4) Once the epoxy is poured onto the bar top spread it out using a brush making light strokes. The epoxy is self-leveling so not much help is needed and the brush marks will become invisible once the epoxy fully cures...
5) Once the epoxy is in place allow it to cure for 5 minute or so and you will notice air bubbles trapped just under the surface. To remove these bubbles you will need a handheld propane torch. Move the flame rapidly, just above the surface of the bar top. The bubbles will quickly move to the surface and pop. Wait about 5 minutes and repeat this process if necessary... The only problem that people have had with this product can be traced back to not stirring the material together enough. Please spend the extra few minutes each time you prepare more epoxy to ensure that the both part "A" and part "B" are thoroughly mixed together...
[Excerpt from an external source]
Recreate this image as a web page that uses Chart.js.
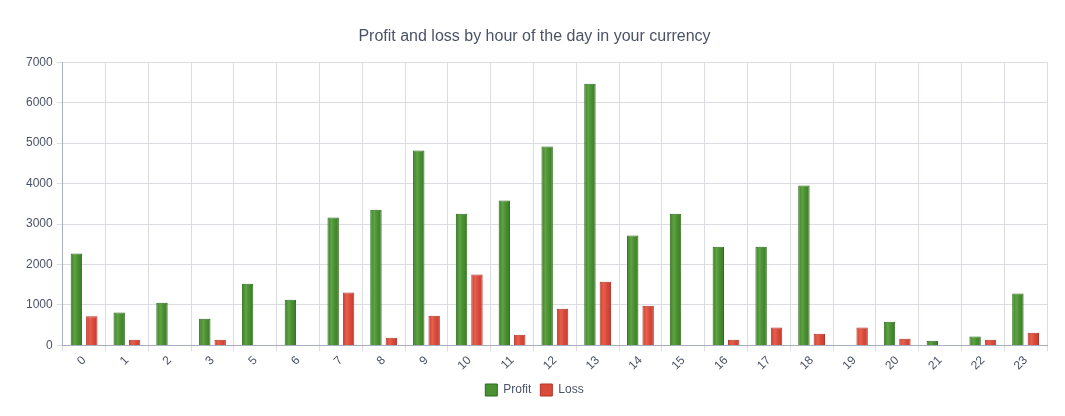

Q- Hi, I have a very delicate object which I want to suspend in resin. I am not familliar with the procedure at all. And have no clue where to start. Would you have any information for me? I thank you... A - The trick to suspending an object in resin is not to get the resin too thick, which can cause the resin to crack and thus, ruining the effect. You need to start with a mold, something that will hold the object and the resin. The mold must either be very well waxed or a layer of PVA applied to prevent the resin from sticking to the mold. The resin used should be Fiberlay UV Resistant Epoxy. This product cures crystal clear and you can apply it up to ½" thick without cracking. Mix the resin and hardener together as per the instructions on the can. Mix only enough to cover about 3/8" of the bottom of the mold. Pour the resin/hardener into the mold and allow to cure through, probably about an hour. Place the object into the mold and pour in more thoroughly mixed resin/hardener, enough to make another 3/8" layer. Wait about an hour for the material to cure and then repeat the process until your object is completely covered. Once you are satisfied with the coverage allow 24 hours for the epoxy to cure completely and then remove from the mold. The wax or PVA can be removed with either acetone or (if it is stubborn) use sand paper and then buff the object to remove any scratch marks. Good luck,
Q- My laminate stays "rubbery". Why is this?... A - We would guess that is not cured. Check... - the amount of catalyst used. It may be you used too little./.. - The temperature in the area where you made the part. Was it below 70 F (degrees)? If so raise the temperature in your shop. These reactions are "exothermic" and depend on heat for cure. If the ambient temperature "robs" the laminate of heat the part will not cure... Applications Guide A work in progress... and will always be, but now more than ever. This guide is offered as a service to our customers. We accept no responsiblity if things don't work out for you in following this advise, but we will be glad to hear from you and try to help... Here are many variables that you need to control when working with FRP. The key to success is to be educated as to what those variables are and then controling them to the best of your ability. Some shops don't seem to understand what they can and can not contorl. Most shops can not control humidity, for example, but they can control catalyst percentage. There is little excuse for haveing quality issues if you do not control the variables that are within your power to control... The most obvious and critical are::: Temperature Abmient - Resins and gel coats will not cure in cold environments. If you can not get the ambient temp up to at least 69 degress F, then stop and do something else until you can... Temperature Other - The materials you are using must me within an acceptable range. If it is 80 F in your shop, but the UPS guy just dropped off a pail of resin and its 10 F outside it isn't going to work. Make sure all of your materials are at proper temperatures. If you just brought a mold in from a cold warehouse, the materials put onto the mold will take its temperature. Make sure your mold is at the proper temperature... Catalyst Level - Use the recommended catalyst level. It will vary depending upon whether you are catalizing a gel coat or a resin... Thicknesses - Gel Coat does not work well if too thick or too thin. Too thick and it cracks or doesn't stay where you put it during constuction. Too thin and you get fiber pattern, or it may not cure correctly. Resin thickness depends upon what you are building. Your thickness needs to fit the use of the part being built... Glass Content - If you do not have enough glass in the FRP then the laminate may not be strong enough.